Scoring Star Trek: Picard Season 3 Took A 'Brutal' Toll On The Series' Composer

The third season of "Star Trek: Picard" was largely constructed of nostalgic material. While it did tell an exciting action movie story, the season's raison d'être was merely to reunite the cast of "Star Trek: The Next Generation" after 21 years and put them on the bridge of the Enterprise-D for One Last Ride. Showrunner Terry Matalas, for the bulk of the season, found a good balance between exciting new "Star Trek" developments and recognizable "Star Trek" throwbacks. It was a pretty good blend of the new and the old. 

One of the more recognizable elements of the season was likely the score, composed by Stephen Barton. Like the rest of the season, Barton mixed original Trek music with a lot of older, more recognizable themes. When a villain's starship appeared on screen, Barton employed the "bwaaah" musical sting created by Jerry Goldsmith for "Star Trek: The Motion Picture." Additionally, the season's closing credits were taken from the credits of "Star Trek: First Contact," which was also scored by Goldsmith. And, of course, one might hear some of the classical "Star Trek" TV themes hiding throughout, including the famous original theme by Alexander Courage, as well as those for "Deep Space Nine" (by Dennis McCarthy) and "Voyager" (Goldsmith again). 

The approach to "Picard" was to make it look and feel like a movie, and Barton was prepared to score the season like he might a feature film. The problem was, with 10 full episodes, that would require a huge amount of music. At Deadline's recent Sound & Screen event, Barton admitted that he perhaps bit off more than he could chew. In order to get all the music composed, the poor composer ran himself ragged. Eventually, he had to pass composing duties to Frederik Wiedmann. 

Seven hours of music

"Star Trek" is typically more music-forward than a lot of TV shows currently airing, so Barton had his work cut out for him; it was essentially five features worth of sound, all needed on a TV schedule. Barton also wanted to make sure themes weren't reused too much, requiring just that much more composition. He described the project thus: 

"We decided we were going to try to score all of it which meant writing seven hours of music. [...] think about four hours in I was literally dead, absolutely. I was doing seven days weeks, 16-hour days, I hadn't seen my family. It was absolutely brutal."

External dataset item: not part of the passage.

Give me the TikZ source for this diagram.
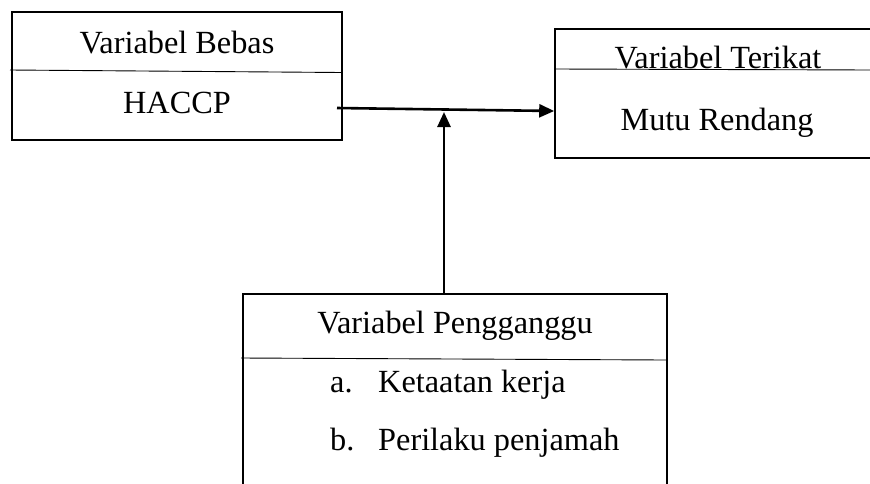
\documentclass[tikz,border=0pt]{standalone}
\usepackage{fontspec}
\setmainfont{Liberation Serif}
\usetikzlibrary{arrows.meta}
\begin{document}
\begin{tikzpicture}[x=1pt,y=-1pt,
  box/.style={draw,line width=1.6pt,rectangle,inner sep=0pt},
  lbl/.style={inner sep=0pt,font=\fontsize{32.3}{38}\selectfont},
  divider/.style={line width=0.9pt},
  conn/.style={line width=2.6pt,-{Triangle[length=15pt,width=13pt]}}]
\useasboundingbox (0,0) rectangle (870,483);
\clip (0,0) rectangle (870,483);
% boxes
\node[box,minimum width=330pt,minimum height=128pt] (b1) at (177,76) {};
\node[box,minimum width=340pt,minimum height=129pt] (b2) at (725,93.5) {};
\node[box,minimum width=424pt,minimum height=230pt] (b3) at (455,409) {};
% dividers
\draw[divider] (10,70) -- (342,72.5);
\draw[divider] (555,69) -- (872,70);
\draw[divider] (241,358) -- (666,360);
% texts
\node[lbl,anchor=base] (t1) at (177,53) {Variabel Bebas};
\node[lbl,anchor=base] (t2) at (177,113) {HACCP};
\node[lbl,anchor=base] (t3) at (718,68.5) {Variabel Terikat};
\node[lbl,anchor=base] (t4) at (717,130) {Mutu Rendang};
\node[lbl,anchor=base] (t5) at (455,333) {Variabel Pengganggu};
\node[lbl,anchor=base west] (t6a) at (330,392) {a.};
\node[lbl,anchor=base west] (t6) at (378,392) {Ketaatan kerja};
\node[lbl,anchor=base west] (t7a) at (330,450) {b.};
\node[lbl,anchor=base west] (t7) at (378,450) {Perilaku penjamah};
% connectors
\coordinate (h1) at (337,108);
\coordinate (v2) at (444,112);
\draw[conn] (h1) -- ([yshift=-17.5pt]b2.west);
\draw[conn] ([xshift=-11pt]b3.north) -- (v2);
\end{tikzpicture}
\end{document}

Showrunner Terry Matalas was the one to notice that Barton was burning about a bit. By the time he had completed the first six of the season's episodes, Barton must have looked like death on legs, as Matalas suggested he take a break and allow another composer — one who wasn't about to drop from exhaustion — take his place. It seems that Frederik Wiedmann was game to pick up where Barton needed to leave off, but also that he almost missed the offer because of his e-mail spam filter. Wiedmann, also speaking at the Deadline event, said: 

"I almost missed that email that was supposed to reach me because it ended up in my spam folder from my website email contact form. [...] It took me a week to finally see that, which was quite mortifying: Start this day, here's episode seven, and go."

And go they did.

The pressure of iconic Trek moments

Each composer, it seems, had to shoulder one notably iconic moment in the series, and those moments, they both said, were the hardest to nail. Barton was tasked with writing the theme for the U.S.S. Titan-A, the central ship of the series, helmed by Captain Liam Shaw (Todd Stashwick). As the Titan-A — a ship that had been recently overhauled and rebuilt — left spacedock, it needed an appropriately grand theme to stress Trek's usual glories of space travel. Wiedmann, meanwhile, had to write the music for a notable moment later in the series when Patrick Stewart and his "Next Generation" co-stars all walked onto the bridge of the Enterprise-D — a ship previously thought destroyed — for the first time in decades. The former was a classic Trek moment. The latter was a nostalgia shot. Both needed to be done just right. 

Barton in particular knew his musical influences. "We're talking Dennis McCarthy," he said. "We're talking Leonard Rosenman, Cliff Eidelman, Alexander Courage." 

Rosenman wrote the score for "Star Trek IV: The Voyage Home," in addition to classics like "East of Eden," "Beneath the Planet of the Apes," and "Barry Lyndon" (for which he won an Academy Award). Eidelman wrote the music for "Star Trek VI: The Undiscovered Country" as well as gentle Hollywood fare like "My Girl 2," "Free Willy 3: The Rescue," and "The Sisterhood of the Traveling Pants." As well as writing the theme for "Deep Space Nine," McCarthy also scored 88 episodes of "Next Generation" and the film "Star Trek: Generations." 

Barton and Wiedmann, for doing such incredible work, can now take their rightful place among those venerated names.